**REQUIRED WORK**
Return the lines below exactly, from the first line to the line that contains "import * as". Leave out pictures.

**INFORMATION SUPPLIED**
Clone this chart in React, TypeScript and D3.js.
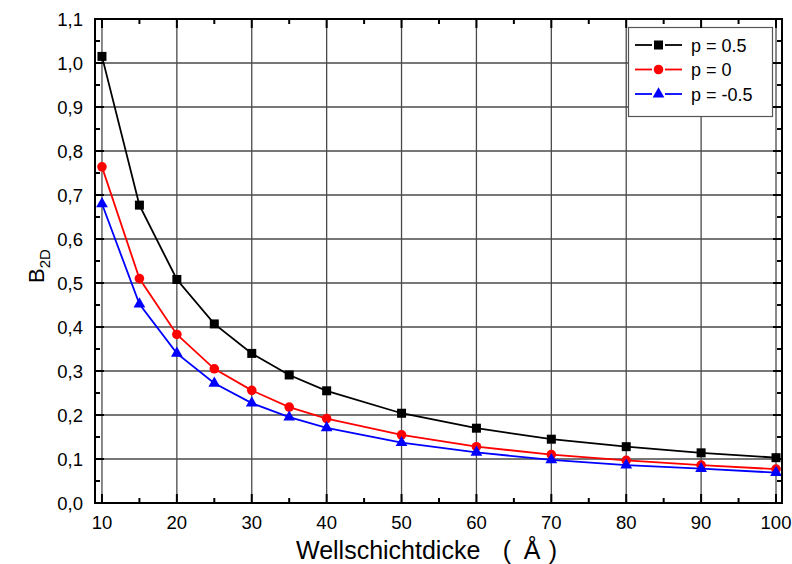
import React from "react";
import * as d3 from "d3";

const xValues = [10, 15, 20, 25, 30, 35, 40, 50, 60, 70, 80, 90, 100];
const seriesP05 = [1.015, 0.677, 0.508, 0.407, 0.34, 0.291, 0.255, 0.204, 0.17, 0.145, 0.128, 0.114, 0.103];
const seriesP0 = [0.764, 0.51, 0.383, 0.305, 0.256, 0.218, 0.192, 0.155, 0.128, 0.11, 0.097, 0.086, 0.077];
const seriesPm05 = [0.68, 0.452, 0.34, 0.272, 0.227, 0.195, 0.171, 0.137, 0.115, 0.098, 0.086, 0.078, 0.069];
const seriesNames = ["p = 0.5", "p = 0", "p = -0.5"];
const seriesColors = ["#000000", "#ff0000", "#0000ff"];
const seriesShapes = ["square", "circle", "triangle"];
const xTicks = [10, 20, 30, 40, 50, 60, 70, 80, 90, 100];
const xMinorTicks = [15, 25, 35, 45, 55, 65, 75, 85, 95];
const yTicks = [0, 0.1, 0.2, 0.3, 0.4, 0.5, 0.6, 0.7, 0.8, 0.9, 1.0, 1.1];
const yMinorTicks = [0.05, 0.15, 0.25, 0.35, 0.45, 0.55, 0.65, 0.75, 0.85, 0.95, 1.05];
const xTitleMain = "Wellschichtdicke";
const xTitleUnit = ["(", "Å", ")"];

const W = 792;
const H = 564;
const L = 95, R = 782, T = 19, B = 503;
const FONT = "'Liberation Sans', Arial, sans-serif";

const x = d3.scaleLinear().domain([9.07, 100.8]).range([L, R]);
const y = d3.scaleLinear().domain([0, 1.1]).range([B, T]);

function Marker({ shape, cx, cy, color }: { shape: string; cx: number; cy: number; color: string }) {
  if (shape === "square") return <rect x={cx - 4.5} y={cy - 4.5} width={9} height={9} fill={color} />;
  if (shape === "circle") return <circle cx={cx} cy={cy} r={4.8} fill={color} />;
  const sym = d3.symbol().type(d3.symbolTriangle).size(60)();
  return <path d={sym as string} transform={`translate(${cx},${cy})`} fill={color} />;
}

export default function App() {
  const all = [seriesP05, seriesP0, seriesPm05];
  const line = d3
    .line<number>()
    .x((_, i) => x(xValues[i]))
    .y((d) => y(d));
  const fmt = (v: number) => v.toFixed(1).replace(".", ",");
  const unitX = [507, 532, 553];
  return (
    <svg width={W} height={H} style={{ position: "absolute", left: 0, top: 0, background: "#fff" }}>
      <rect x={0} y={0} width={W} height={H} fill="#fff" />
      {/* grid */}
      {xTicks.map((t) => (
        <line key={"gx" + t} x1={x(t)} x2={x(t)} y1={T} y2={B} stroke="#4a4a4a" strokeWidth={1.3} />
      ))}
      {yTicks.slice(1, -1).map((t) => (
        <line key={"gy" + t} x1={L} x2={R} y1={y(t)} y2={y(t)} stroke="#4a4a4a" strokeWidth={1.3} />
      ))}
      {/* series */}
      {all.map((s, k) => (
        <g key={"s" + k}>
          <path d={line(s) as string} fill="none" stroke={seriesColors[k]} strokeWidth={1.8} />
          {s.map((v, i) => (
            <Marker key={i} shape={seriesShapes[k]} cx={x(xValues[i])} cy={y(v)} color={seriesColors[k]} />
          ))}
        </g>
      ))}
      {/* legend */}
      <rect x={628.5} y={27.5} width={144} height={89} fill="#fff" stroke="#555" strokeWidth={1.2} />
      {seriesNames.map((n, k) => {
        const ly = 45 + k * 24.5;
        return (
          <g key={"l" + k}>
            <line x1={635} x2={652} y1={ly} y2={ly} stroke={seriesColors[k]} strokeWidth={1.8} />
            <line x1={665} x2={682} y1={ly} y2={ly} stroke={seriesColors[k]} strokeWidth={1.8} />
            <Marker shape={seriesShapes[k]} cx={658.5} cy={ly} color={seriesColors[k]} />
            <text x={691} y={ly + 6.5} fontFamily={FONT} fontSize={18} fill="#000">
              {n}
            </text>
          </g>
        );
      })}
      {/* frame */}
      <rect x={L} y={T} width={R - L} height={B - T} fill="none" stroke="#000" strokeWidth={2} />
      {/* ticks */}
      {xTicks.map((t) => (
        <g key={"tx" + t}>
          <line x1={x(t)} x2={x(t)} y1={B} y2={B - 9} stroke="#000" strokeWidth={2} />
          <line x1={x(t)} x2={x(t)} y1={T} y2={T + 9} stroke="#000" strokeWidth={2} />
        </g>
      ))}
      {xMinorTicks.map((t) => (
        <g key={"mx" + t}>
          <line x1={x(t)} x2={x(t)} y1={B} y2={B - 5} stroke="#000" strokeWidth={2} />
          <line x1={x(t)} x2={x(t)} y1={T} y2={T + 5} stroke="#000" strokeWidth={2} />
        </g>
      ))}
      {yTicks.map((t) => (
        <g key={"ty" + t}>
          <line x1={L} x2={L + 9} y1={y(t)} y2={y(t)} stroke="#000" strokeWidth={2} />
          <line x1={R} x2={R - 9} y1={y(t)} y2={y(t)} stroke="#000" strokeWidth={2} />
        </g>
      ))}
      {yMinorTicks.map((t) => (
        <g key={"my" + t}>
          <line x1={L} x2={L + 5} y1={y(t)} y2={y(t)} stroke="#000" strokeWidth={2} />
          <line x1={R} x2={R - 5} y1={y(t)} y2={y(t)} stroke="#000" strokeWidth={2} />
        </g>
      ))}
      {/* tick labels */}
      {xTicks.map((t) => (
        <text key={"lx" + t} x={x(t)} y={529} textAnchor="middle" fontFamily={FONT} fontSize={18.5} fill="#000">
          {t}
        </text>
      ))}
      {yTicks.map((t) => (
        <text key={"ly" + t} x={83} y={y(t) + 6.5} textAnchor="end" fontFamily={FONT} fontSize={18.5} fill="#000">
          {fmt(t)}
        </text>
      ))}
      {/* axis titles */}
      <text x={296} y={559} fontFamily={FONT} fontSize={25} fill="#000">
        {xTitleMain}
      </text>
      {xTitleUnit.map((u, i) => (
        <text key={"u" + i} x={unitX[i]} y={559} textAnchor="middle" fontFamily={FONT} fontSize={25} fill="#000">
          {u}
        </text>
      ))}
      <text transform="translate(44,266) rotate(-90)" textAnchor="middle" fontFamily={FONT} fontSize={22} fill="#000">
        B<tspan fontSize={15} dy={6}>2D</tspan>
      </text>
    </svg>
  );
}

**OUTPUT BELOW**
Clone this chart in React, TypeScript and D3.js.
import React from "react";
import * as d3 from "d3";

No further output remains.